Do not include the pictures; repeat the rest of the data exactly.

## BEGIN

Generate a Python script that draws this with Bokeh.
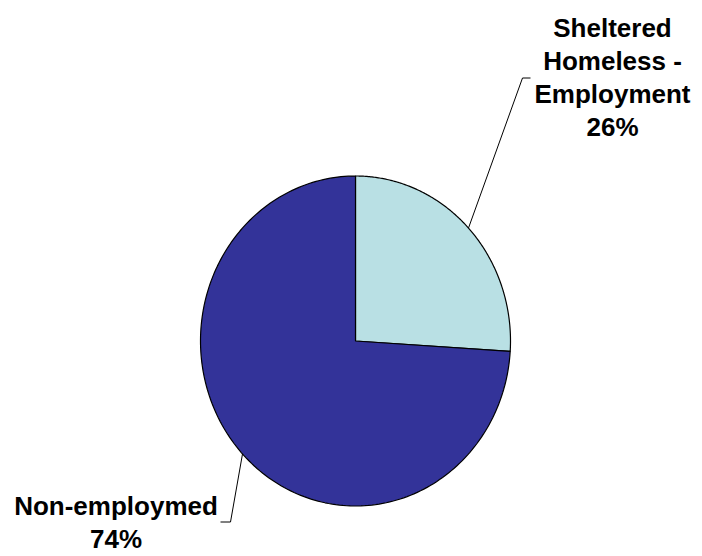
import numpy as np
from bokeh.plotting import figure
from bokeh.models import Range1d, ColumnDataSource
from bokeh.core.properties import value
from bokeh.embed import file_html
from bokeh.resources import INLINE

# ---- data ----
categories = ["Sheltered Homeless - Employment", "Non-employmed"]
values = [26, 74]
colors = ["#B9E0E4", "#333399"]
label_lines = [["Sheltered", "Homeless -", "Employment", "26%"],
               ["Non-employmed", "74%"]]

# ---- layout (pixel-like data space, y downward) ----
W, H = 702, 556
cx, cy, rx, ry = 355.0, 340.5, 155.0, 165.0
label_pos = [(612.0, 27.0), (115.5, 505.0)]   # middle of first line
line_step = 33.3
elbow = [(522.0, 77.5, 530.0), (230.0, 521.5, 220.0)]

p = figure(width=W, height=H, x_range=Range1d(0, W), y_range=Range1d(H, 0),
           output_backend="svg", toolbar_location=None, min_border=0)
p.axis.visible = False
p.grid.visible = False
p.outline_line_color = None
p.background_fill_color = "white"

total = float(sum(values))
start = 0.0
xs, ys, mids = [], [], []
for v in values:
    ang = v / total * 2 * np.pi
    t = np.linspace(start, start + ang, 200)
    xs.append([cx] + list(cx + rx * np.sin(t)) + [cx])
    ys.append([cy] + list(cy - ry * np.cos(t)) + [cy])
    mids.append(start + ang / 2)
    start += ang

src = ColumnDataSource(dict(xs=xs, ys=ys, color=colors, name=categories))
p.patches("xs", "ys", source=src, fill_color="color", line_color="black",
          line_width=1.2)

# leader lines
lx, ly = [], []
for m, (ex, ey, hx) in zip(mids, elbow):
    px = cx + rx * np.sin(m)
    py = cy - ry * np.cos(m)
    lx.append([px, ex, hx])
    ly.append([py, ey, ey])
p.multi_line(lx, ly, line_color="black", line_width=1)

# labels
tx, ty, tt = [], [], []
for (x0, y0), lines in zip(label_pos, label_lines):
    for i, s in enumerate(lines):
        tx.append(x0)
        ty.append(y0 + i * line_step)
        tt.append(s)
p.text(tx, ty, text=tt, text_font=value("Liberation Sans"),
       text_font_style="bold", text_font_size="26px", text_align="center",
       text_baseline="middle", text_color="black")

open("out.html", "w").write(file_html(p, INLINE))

## END

• The reply:
Generate a Python script that draws this with Bokeh.
import numpy as np
from bokeh.plotting import figure
from bokeh.models import Range1d, ColumnDataSource
from bokeh.core.properties import value
from bokeh.embed import file_html
from bokeh.resources import INLINE

# ---- data ----
categories = ["Sheltered Homeless - Employment", "Non-employmed"]
values = [26, 74]
colors = ["#B9E0E4", "#333399"]
label_lines = [["Sheltered", "Homeless -", "Employment", "26%"],
               ["Non-employmed", "74%"]]

# ---- layout (pixel-like data space, y downward) ----
W, H = 702, 556
cx, cy, rx, ry = 355.0, 340.5, 155.0, 165.0
label_pos = [(612.0, 27.0), (115.5, 505.0)]   # middle of first line
line_step = 33.3
elbow = [(522.0, 77.5, 530.0), (230.0, 521.5, 220.0)]

p = figure(width=W, height=H, x_range=Range1d(0, W), y_range=Range1d(H, 0),
           output_backend="svg", toolbar_location=None, min_border=0)
p.axis.visible = False
p.grid.visible = False
p.outline_line_color = None
p.background_fill_color = "white"

total = float(sum(values))
start = 0.0
xs, ys, mids = [], [], []
for v in values:
    ang = v / total * 2 * np.pi
    t = np.linspace(start, start + ang, 200)
    xs.append([cx] + list(cx + rx * np.sin(t)) + [cx])
    ys.append([cy] + list(cy - ry * np.cos(t)) + [cy])
    mids.append(start + ang / 2)
    start += ang

src = ColumnDataSource(dict(xs=xs, ys=ys, color=colors, name=categories))
p.patches("xs", "ys", source=src, fill_color="color", line_color="black",
          line_width=1.2)

# leader lines
lx, ly = [], []
for m, (ex, ey, hx) in zip(mids, elbow):
    px = cx + rx * np.sin(m)
    py = cy - ry * np.cos(m)
    lx.append([px, ex, hx])
    ly.append([py, ey, ey])
p.multi_line(lx, ly, line_color="black", line_width=1)

# labels
tx, ty, tt = [], [], []
for (x0, y0), lines in zip(label_pos, label_lines):
    for i, s in enumerate(lines):
        tx.append(x0)
        ty.append(y0 + i * line_step)
        tt.append(s)
p.text(tx, ty, text=tt, text_font=value("Liberation Sans"),
       text_font_style="bold", text_font_size="26px", text_align="center",
       text_baseline="middle", text_color="black")

open("out.html", "w").write(file_html(p, INLINE))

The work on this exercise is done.